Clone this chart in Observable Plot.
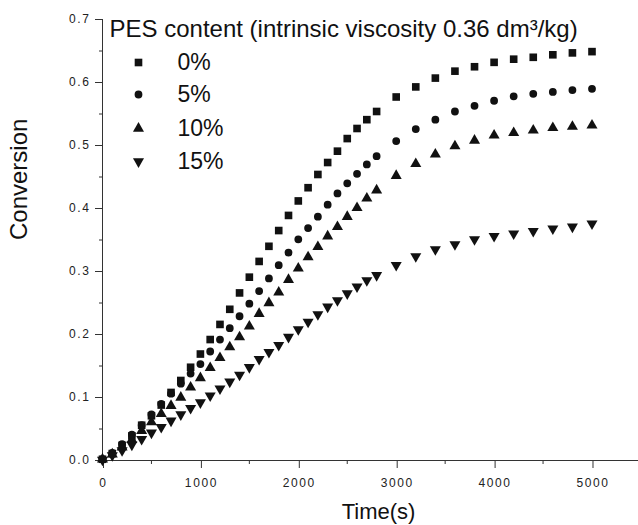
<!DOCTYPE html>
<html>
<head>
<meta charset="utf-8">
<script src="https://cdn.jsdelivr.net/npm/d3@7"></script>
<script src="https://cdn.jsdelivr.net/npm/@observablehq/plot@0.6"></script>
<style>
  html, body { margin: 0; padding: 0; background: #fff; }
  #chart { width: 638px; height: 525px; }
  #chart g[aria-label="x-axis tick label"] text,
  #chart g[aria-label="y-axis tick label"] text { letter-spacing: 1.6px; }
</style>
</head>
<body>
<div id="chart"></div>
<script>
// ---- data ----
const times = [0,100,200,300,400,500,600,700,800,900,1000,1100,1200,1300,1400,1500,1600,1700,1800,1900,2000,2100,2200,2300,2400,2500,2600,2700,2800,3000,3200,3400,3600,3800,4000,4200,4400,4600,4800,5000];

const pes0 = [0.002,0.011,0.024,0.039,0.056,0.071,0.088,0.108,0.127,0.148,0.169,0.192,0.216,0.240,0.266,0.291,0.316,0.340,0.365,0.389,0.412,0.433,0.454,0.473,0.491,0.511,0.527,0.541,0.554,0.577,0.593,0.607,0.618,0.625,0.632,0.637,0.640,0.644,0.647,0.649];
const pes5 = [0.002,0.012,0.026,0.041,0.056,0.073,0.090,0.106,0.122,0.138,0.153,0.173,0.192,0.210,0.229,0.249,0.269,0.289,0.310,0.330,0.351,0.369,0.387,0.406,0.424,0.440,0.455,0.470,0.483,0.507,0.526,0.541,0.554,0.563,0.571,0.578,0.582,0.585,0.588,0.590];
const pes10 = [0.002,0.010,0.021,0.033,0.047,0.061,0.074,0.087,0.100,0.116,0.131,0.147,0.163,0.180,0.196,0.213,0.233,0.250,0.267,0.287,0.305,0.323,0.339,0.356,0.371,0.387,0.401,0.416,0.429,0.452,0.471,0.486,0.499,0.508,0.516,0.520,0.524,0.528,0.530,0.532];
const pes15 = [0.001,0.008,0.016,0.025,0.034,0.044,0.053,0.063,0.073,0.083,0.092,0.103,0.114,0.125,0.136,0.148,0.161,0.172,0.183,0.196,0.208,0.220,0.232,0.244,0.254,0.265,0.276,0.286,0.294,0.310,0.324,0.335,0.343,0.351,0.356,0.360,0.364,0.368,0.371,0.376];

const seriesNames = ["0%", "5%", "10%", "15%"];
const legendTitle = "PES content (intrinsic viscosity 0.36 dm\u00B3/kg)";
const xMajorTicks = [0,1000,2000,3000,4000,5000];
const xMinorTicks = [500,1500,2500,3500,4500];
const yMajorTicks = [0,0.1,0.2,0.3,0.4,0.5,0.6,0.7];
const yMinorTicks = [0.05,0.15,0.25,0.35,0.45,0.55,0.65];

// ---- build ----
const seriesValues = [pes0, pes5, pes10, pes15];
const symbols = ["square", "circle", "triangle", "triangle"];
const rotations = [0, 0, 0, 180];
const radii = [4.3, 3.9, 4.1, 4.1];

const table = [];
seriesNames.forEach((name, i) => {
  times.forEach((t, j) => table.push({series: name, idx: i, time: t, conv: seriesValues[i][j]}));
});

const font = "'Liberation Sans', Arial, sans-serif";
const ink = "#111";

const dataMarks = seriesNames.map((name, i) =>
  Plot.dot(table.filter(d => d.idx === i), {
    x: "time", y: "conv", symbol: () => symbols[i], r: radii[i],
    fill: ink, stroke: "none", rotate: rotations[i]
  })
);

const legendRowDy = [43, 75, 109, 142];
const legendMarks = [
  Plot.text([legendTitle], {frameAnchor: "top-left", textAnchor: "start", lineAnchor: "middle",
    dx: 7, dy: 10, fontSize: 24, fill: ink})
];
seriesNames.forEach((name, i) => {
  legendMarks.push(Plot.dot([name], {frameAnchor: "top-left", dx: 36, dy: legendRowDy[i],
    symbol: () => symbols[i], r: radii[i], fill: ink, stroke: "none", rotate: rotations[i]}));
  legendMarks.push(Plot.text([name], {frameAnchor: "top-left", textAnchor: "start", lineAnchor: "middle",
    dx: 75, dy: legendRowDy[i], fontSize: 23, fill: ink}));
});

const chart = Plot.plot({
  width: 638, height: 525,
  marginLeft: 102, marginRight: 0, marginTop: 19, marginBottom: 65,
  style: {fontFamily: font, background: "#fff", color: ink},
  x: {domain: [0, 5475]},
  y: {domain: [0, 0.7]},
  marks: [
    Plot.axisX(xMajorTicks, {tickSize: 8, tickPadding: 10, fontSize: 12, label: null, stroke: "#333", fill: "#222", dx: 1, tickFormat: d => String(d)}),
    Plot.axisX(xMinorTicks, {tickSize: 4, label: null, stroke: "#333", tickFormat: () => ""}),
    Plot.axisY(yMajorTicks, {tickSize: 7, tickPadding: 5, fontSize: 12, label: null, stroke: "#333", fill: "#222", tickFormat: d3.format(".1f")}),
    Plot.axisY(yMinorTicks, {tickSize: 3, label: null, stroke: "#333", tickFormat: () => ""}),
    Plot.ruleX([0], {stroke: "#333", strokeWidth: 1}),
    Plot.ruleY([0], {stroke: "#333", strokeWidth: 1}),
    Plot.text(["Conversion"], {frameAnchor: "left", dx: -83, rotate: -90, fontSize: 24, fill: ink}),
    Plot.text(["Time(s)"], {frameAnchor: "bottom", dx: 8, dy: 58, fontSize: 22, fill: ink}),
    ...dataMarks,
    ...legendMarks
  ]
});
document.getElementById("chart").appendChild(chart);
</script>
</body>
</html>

· · · · · · ·

Brief
Return each line of the data, keeping its wording exact and omitting pictures.

Answer to the problem
Clone this chart in Observable Plot.
<!DOCTYPE html>
<html>
<head>
<meta charset="utf-8">
<script src="https://cdn.jsdelivr.net/npm/d3@7"></script>
<script src="https://cdn.jsdelivr.net/npm/@observablehq/plot@0.6"></script>
<style>
  html, body { margin: 0; padding: 0; background: #fff; }
  #chart { width: 638px; height: 525px; }
  #chart g[aria-label="x-axis tick label"] text,
  #chart g[aria-label="y-axis tick label"] text { letter-spacing: 1.6px; }
</style>
</head>
<body>
<div id="chart"></div>
<script>
// ---- data ----
const times = [0,100,200,300,400,500,600,700,800,900,1000,1100,1200,1300,1400,1500,1600,1700,1800,1900,2000,2100,2200,2300,2400,2500,2600,2700,2800,3000,3200,3400,3600,3800,4000,4200,4400,4600,4800,5000];

const pes0 = [0.002,0.011,0.024,0.039,0.056,0.071,0.088,0.108,0.127,0.148,0.169,0.192,0.216,0.240,0.266,0.291,0.316,0.340,0.365,0.389,0.412,0.433,0.454,0.473,0.491,0.511,0.527,0.541,0.554,0.577,0.593,0.607,0.618,0.625,0.632,0.637,0.640,0.644,0.647,0.649];
const pes5 = [0.002,0.012,0.026,0.041,0.056,0.073,0.090,0.106,0.122,0.138,0.153,0.173,0.192,0.210,0.229,0.249,0.269,0.289,0.310,0.330,0.351,0.369,0.387,0.406,0.424,0.440,0.455,0.470,0.483,0.507,0.526,0.541,0.554,0.563,0.571,0.578,0.582,0.585,0.588,0.590];
const pes10 = [0.002,0.010,0.021,0.033,0.047,0.061,0.074,0.087,0.100,0.116,0.131,0.147,0.163,0.180,0.196,0.213,0.233,0.250,0.267,0.287,0.305,0.323,0.339,0.356,0.371,0.387,0.401,0.416,0.429,0.452,0.471,0.486,0.499,0.508,0.516,0.520,0.524,0.528,0.530,0.532];
const pes15 = [0.001,0.008,0.016,0.025,0.034,0.044,0.053,0.063,0.073,0.083,0.092,0.103,0.114,0.125,0.136,0.148,0.161,0.172,0.183,0.196,0.208,0.220,0.232,0.244,0.254,0.265,0.276,0.286,0.294,0.310,0.324,0.335,0.343,0.351,0.356,0.360,0.364,0.368,0.371,0.376];

const seriesNames = ["0%", "5%", "10%", "15%"];
const legendTitle = "PES content (intrinsic viscosity 0.36 dm\u00B3/kg)";
const xMajorTicks = [0,1000,2000,3000,4000,5000];
const xMinorTicks = [500,1500,2500,3500,4500];
const yMajorTicks = [0,0.1,0.2,0.3,0.4,0.5,0.6,0.7];
const yMinorTicks = [0.05,0.15,0.25,0.35,0.45,0.55,0.65];

// ---- build ----
const seriesValues = [pes0, pes5, pes10, pes15];
const symbols = ["square", "circle", "triangle", "triangle"];
const rotations = [0, 0, 0, 180];
const radii = [4.3, 3.9, 4.1, 4.1];

const table = [];
seriesNames.forEach((name, i) => {
  times.forEach((t, j) => table.push({series: name, idx: i, time: t, conv: seriesValues[i][j]}));
});

const font = "'Liberation Sans', Arial, sans-serif";
const ink = "#111";

const dataMarks = seriesNames.map((name, i) =>
  Plot.dot(table.filter(d => d.idx === i), {
    x: "time", y: "conv", symbol: () => symbols[i], r: radii[i],
    fill: ink, stroke: "none", rotate: rotations[i]
  })
);

const legendRowDy = [43, 75, 109, 142];
const legendMarks = [
  Plot.text([legendTitle], {frameAnchor: "top-left", textAnchor: "start", lineAnchor: "middle",
    dx: 7, dy: 10, fontSize: 24, fill: ink})
];
seriesNames.forEach((name, i) => {
  legendMarks.push(Plot.dot([name], {frameAnchor: "top-left", dx: 36, dy: legendRowDy[i],
    symbol: () => symbols[i], r: radii[i], fill: ink, stroke: "none", rotate: rotations[i]}));
  legendMarks.push(Plot.text([name], {frameAnchor: "top-left", textAnchor: "start", lineAnchor: "middle",
    dx: 75, dy: legendRowDy[i], fontSize: 23, fill: ink}));
});

const chart = Plot.plot({
  width: 638, height: 525,
  marginLeft: 102, marginRight: 0, marginTop: 19, marginBottom: 65,
  style: {fontFamily: font, background: "#fff", color: ink},
  x: {domain: [0, 5475]},
  y: {domain: [0, 0.7]},
  marks: [
    Plot.axisX(xMajorTicks, {tickSize: 8, tickPadding: 10, fontSize: 12, label: null, stroke: "#333", fill: "#222", dx: 1, tickFormat: d => String(d)}),
    Plot.axisX(xMinorTicks, {tickSize: 4, label: null, stroke: "#333", tickFormat: () => ""}),
    Plot.axisY(yMajorTicks, {tickSize: 7, tickPadding: 5, fontSize: 12, label: null, stroke: "#333", fill: "#222", tickFormat: d3.format(".1f")}),
    Plot.axisY(yMinorTicks, {tickSize: 3, label: null, stroke: "#333", tickFormat: () => ""}),
    Plot.ruleX([0], {stroke: "#333", strokeWidth: 1}),
    Plot.ruleY([0], {stroke: "#333", strokeWidth: 1}),
    Plot.text(["Conversion"], {frameAnchor: "left", dx: -83, rotate: -90, fontSize: 24, fill: ink}),
    Plot.text(["Time(s)"], {frameAnchor: "bottom", dx: 8, dy: 58, fontSize: 22, fill: ink}),
    ...dataMarks,
    ...legendMarks
  ]
});
document.getElementById("chart").appendChild(chart);
</script>
</body>
</html>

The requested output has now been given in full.